Development in South Australia is assessed under the Planning, Development and Infrastructure Act 2016 and the state-wide Planning and Design Code, through the PlanSA system. 'Ancillary accommodation' is a defined land use; the floor-area and siting standards sit in the Code's zone and General Development Policies, and an application is assessed on the Accepted, Deemed-to-Satisfy or Performance Assessed pathway. Always confirm the standards and overlays for your specific allotment.

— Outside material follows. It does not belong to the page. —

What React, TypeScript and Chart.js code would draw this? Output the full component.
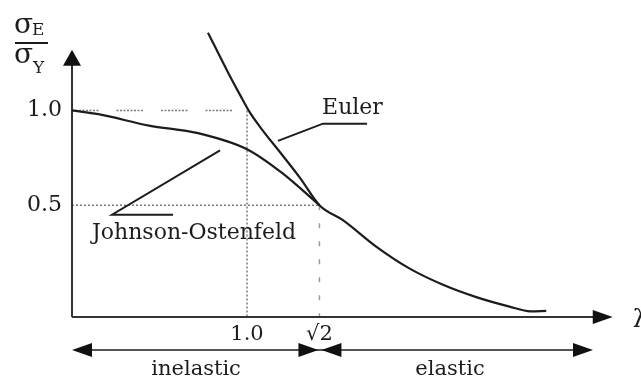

Planning and Design Code (SA)

Ancillary accommodation — standards & pathways

Planning, Development and Infrastructure Act 2016

Assessment framework

PlanSA

Lodgement & assessment portal

Frequently asked questions

How big can a granny flat be in SA?
Up to 70 m² floor area — the cap was increased from 60 m² in November 2024 — to take the fast Deemed-to-Satisfy pathway under the Planning and Design Code. Larger is possible but is assessed on its merits (Performance Assessed). Confirm the exact figure for your zone.
Do I need approval for a granny flat in South Australia?
Yes — ancillary accommodation needs development approval. The question is the pathway: a compliant granny flat can take the fast Deemed-to-Satisfy route; otherwise it's Performance Assessed with more discretion.
What is 'ancillary accommodation'?
It's SA's term for a granny flat — a self-contained dwelling on the same allotment as, and ancillary to, an existing dwelling. It's the use class the Planning and Design Code assesses a granny flat under.
Can I rent out a granny flat in SA?
It depends on the current Code provisions and any conditions on your approval — this has changed over time, so confirm it for your situation rather than assuming. Ancillary accommodation stays on the same allotment as the main dwelling.
Does an overlay affect my granny flat?
Yes — a Historic Area, Character Area, flood or bushfire overlay can change the assessment pathway and the standards that apply, often pushing a granny flat into a Performance Assessed application. The planning report flags your overlays.